Jun 22, 2017 Athletic Comments Off on Think tank raises Taiwan GDP growth forecast for 2017 to over 2%
Taipei--The Taiwan Research Institute said on Thursday it has raised its forecast for gross domestic product (GDP) growth in Taiwan for 2017 to more than 2 percent, at a time of rising global demand.
The institute, one of the leading think tanks in Taiwan, upgraded its GDP growth forecast from 1.74 percent to 2.01 percent. The institute joined a growing list of think tanks to hike their GDP predictions to more than 2 percent.
On the back of a global economic recovery, Taiwan's commercial sales, which are comprised of wholesale, retail and restaurant/food/beverage industries, started to make a comeback in the second half of last year, while momentum also picked up in industrial production in the second half of last year on the back of growing exports, the institute said.

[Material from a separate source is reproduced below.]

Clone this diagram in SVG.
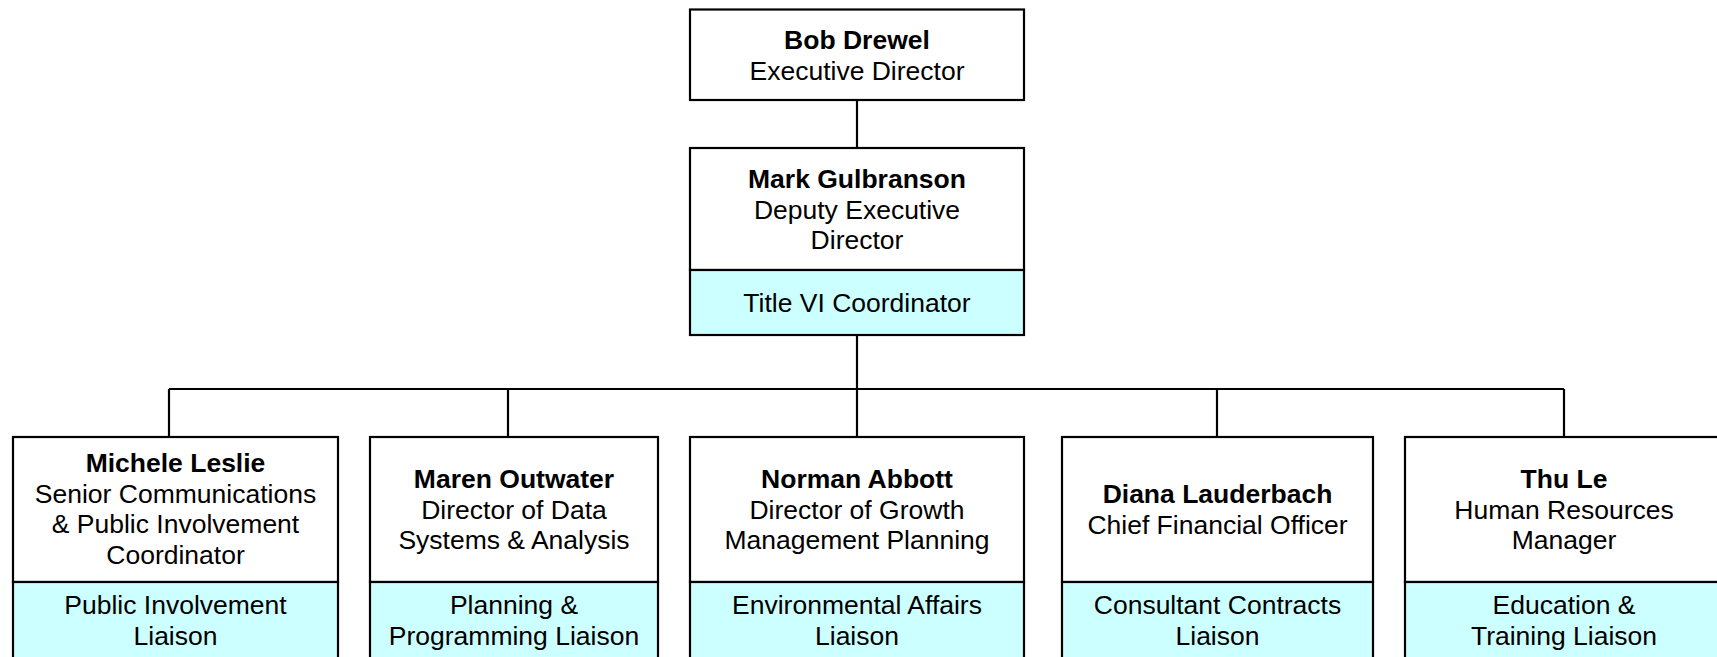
<svg xmlns="http://www.w3.org/2000/svg" width="1717" height="657" viewBox="0 0 1717 657">
  <style>
    .box { fill: #ffffff; stroke: #000000; stroke-width: 2.2; }
    .sub { fill: #ccffff; stroke: #000000; stroke-width: 2.2; }
    .link { fill: none; stroke: #000000; stroke-width: 2.2; }
    text { font-family: "Liberation Sans", Arial, sans-serif; font-size: 26.5px; fill: #000000; text-anchor: middle; }
    .name { font-weight: bold; }
  </style>
  <rect x="0" y="0" width="1717" height="657" fill="#ffffff"/>

  <g id="connectors">
    <line class="link" x1="857" y1="100" x2="857" y2="148"/>
    <line class="link" x1="857" y1="335" x2="857" y2="389"/>
    <line class="link" x1="169" y1="389" x2="1564" y2="389"/>
    <line class="link" x1="169" y1="389" x2="169" y2="437"/>
    <line class="link" x1="508" y1="389" x2="508" y2="437"/>
    <line class="link" x1="857" y1="389" x2="857" y2="437"/>
    <line class="link" x1="1217" y1="389" x2="1217" y2="437"/>
    <line class="link" x1="1564" y1="389" x2="1564" y2="437"/>
  </g>

  <g id="bob-drewel">
    <rect class="box" x="690" y="9.5" width="334" height="90.5"/>
    <text class="name" x="857" y="49">Bob Drewel</text>
    <text x="857" y="79.5">Executive Director</text>
  </g>

  <g id="mark-gulbranson">
    <rect class="box" x="690" y="148" width="334" height="122"/>
    <rect class="sub" x="690" y="270" width="334" height="65"/>
    <text class="name" x="857" y="188">Mark Gulbranson</text>
    <text x="857" y="218.5">Deputy Executive</text>
    <text x="857" y="249">Director</text>
    <text x="857" y="312">Title VI Coordinator</text>
  </g>

  <g id="michele-leslie">
    <rect class="box" x="13" y="437" width="325" height="145"/>
    <rect class="sub" x="13" y="582" width="325" height="100"/>
    <text class="name" x="175.5" y="472">Michele Leslie</text>
    <text x="175.5" y="502.5">Senior Communications</text>
    <text x="175.5" y="533">&amp; Public Involvement</text>
    <text x="175.5" y="563.5">Coordinator</text>
    <text x="175.5" y="614">Public Involvement</text>
    <text x="175.5" y="644.5">Liaison</text>
  </g>

  <g id="maren-outwater">
    <rect class="box" x="370" y="437" width="288" height="145"/>
    <rect class="sub" x="370" y="582" width="288" height="100"/>
    <text class="name" x="514" y="488">Maren Outwater</text>
    <text x="514" y="518.5">Director of Data</text>
    <text x="514" y="549">Systems &amp; Analysis</text>
    <text x="514" y="614">Planning &amp;</text>
    <text x="514" y="644.5">Programming Liaison</text>
  </g>

  <g id="norman-abbott">
    <rect class="box" x="690" y="437" width="334" height="145"/>
    <rect class="sub" x="690" y="582" width="334" height="100"/>
    <text class="name" x="857" y="488">Norman Abbott</text>
    <text x="857" y="518.5">Director of Growth</text>
    <text x="857" y="549">Management Planning</text>
    <text x="857" y="614">Environmental Affairs</text>
    <text x="857" y="644.5">Liaison</text>
  </g>

  <g id="diana-lauderbach">
    <rect class="box" x="1062" y="437" width="311" height="145"/>
    <rect class="sub" x="1062" y="582" width="311" height="100"/>
    <text class="name" x="1217.5" y="503">Diana Lauderbach</text>
    <text x="1217.5" y="533.5">Chief Financial Officer</text>
    <text x="1217.5" y="614">Consultant Contracts</text>
    <text x="1217.5" y="644.5">Liaison</text>
  </g>

  <g id="thu-le">
    <rect class="box" x="1405" y="437" width="318" height="145"/>
    <rect class="sub" x="1405" y="582" width="318" height="100"/>
    <text class="name" x="1564" y="488">Thu Le</text>
    <text x="1564" y="518.5">Human Resources</text>
    <text x="1564" y="549">Manager</text>
    <text x="1564" y="614">Education &amp;</text>
    <text x="1564" y="644.5">Training Liaison</text>
  </g>
</svg>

For 2017, the think tank said that Taiwan's private consumption is expected to grow 1.77 percent from a year earlier after inflationary adjustments, while the real growth in private investments could hit 1.85 percent, the latest forecast showed.
In addition, real growth in the import and export of merchandise and services in 2017 is expected to reach 3.73 percent and 3.63 percent, respectively, from a year earlier, while capital formation could grow 2.22 percent after inflationary adjustments, the institute said.

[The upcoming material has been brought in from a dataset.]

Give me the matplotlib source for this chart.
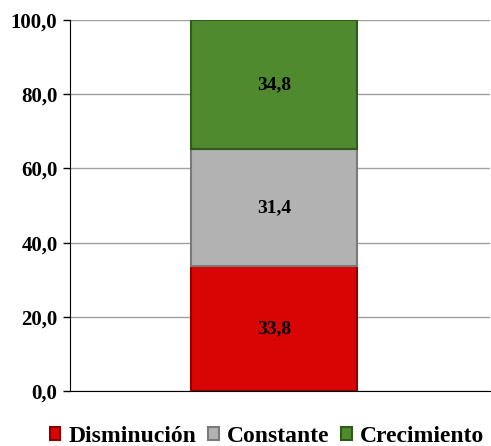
import matplotlib.pyplot as plt

categories = ["Disminución", "Constante", "Crecimiento"]
values = [33.8, 31.4, 34.8]
colors = ["#d90404", "#b2b2b2", "#4f8a2e"]
edges = ["#8c0000", "#7a7a7a", "#2f5a1a"]
yticks = [0, 20, 40, 60, 80, 100]

plt.rcParams['font.family'] = ['Liberation Serif', 'DejaVu Serif']

fig = plt.figure(figsize=(4.91, 4.46), dpi=100)
ax = fig.add_axes([70 / 491, 55 / 446, 420 / 491, 371 / 446])

bottom = 0
for cat, v, c, ec in zip(categories, values, colors, edges):
    ax.bar(0, v, width=0.395, bottom=bottom, color=c, edgecolor=ec,
           linewidth=1.5, label=cat, zorder=3)
    ax.text(0, bottom + v / 2, f"{v:.1f}".replace(".", ","), ha="center",
            va="center", fontsize=14, fontweight="bold", zorder=4)
    bottom += v

ax.set_xlim(-0.486, 0.514)
ax.set_ylim(0, 100)
ax.set_yticks(yticks)
ax.set_yticklabels([f"{t:.1f}".replace(".", ",") for t in yticks],
                   fontsize=15, fontweight="bold")
ax.set_xticks([])
ax.yaxis.grid(True, color="#a0a0a0", linewidth=1, zorder=0)
ax.tick_params(axis="y", length=5, width=1, color="black", pad=4)
for s in ["top", "right"]:
    ax.spines[s].set_visible(False)
ax.spines["left"].set_color("black")
ax.spines["bottom"].set_color("black")

leg = ax.legend(loc="upper center", bbox_to_anchor=(0.5 - 13 / 420, -0.05), ncol=3,
                frameon=False, prop={"size": 17, "weight": "bold"},
                handlelength=0.45, handleheight=0.45, handletextpad=0.35,
                columnspacing=0.5, borderpad=0.2)

fig.savefig("out.png", dpi=100)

However, the institute said growth could weaken slightly in the second half of the year due to a relatively high comparison basis over the same period of last year.
According to the institute, Taiwan's GDP for the first quarter is expected to grow 2.32 percent, followed by a 1.95 percent increase in the second quarter, 1.83 percent in the third quarter and 1.72 percent for the fourth quarter.
In the second half of this year, the institute said the market should pay attention to U.S. trade policy under President Donald Trump, who has advocated protectionism, as well as how the Federal Reserve implements its rate hike cycle.
The think tank said that foreign fund movements, China's economic growth, cross strait ties and domestic power supply could affect the domestic economy in the second half of the year.
Despite slower growth in the second half of the year, the institute said Taiwan's economic growth is expected to remain stable throughout 2017.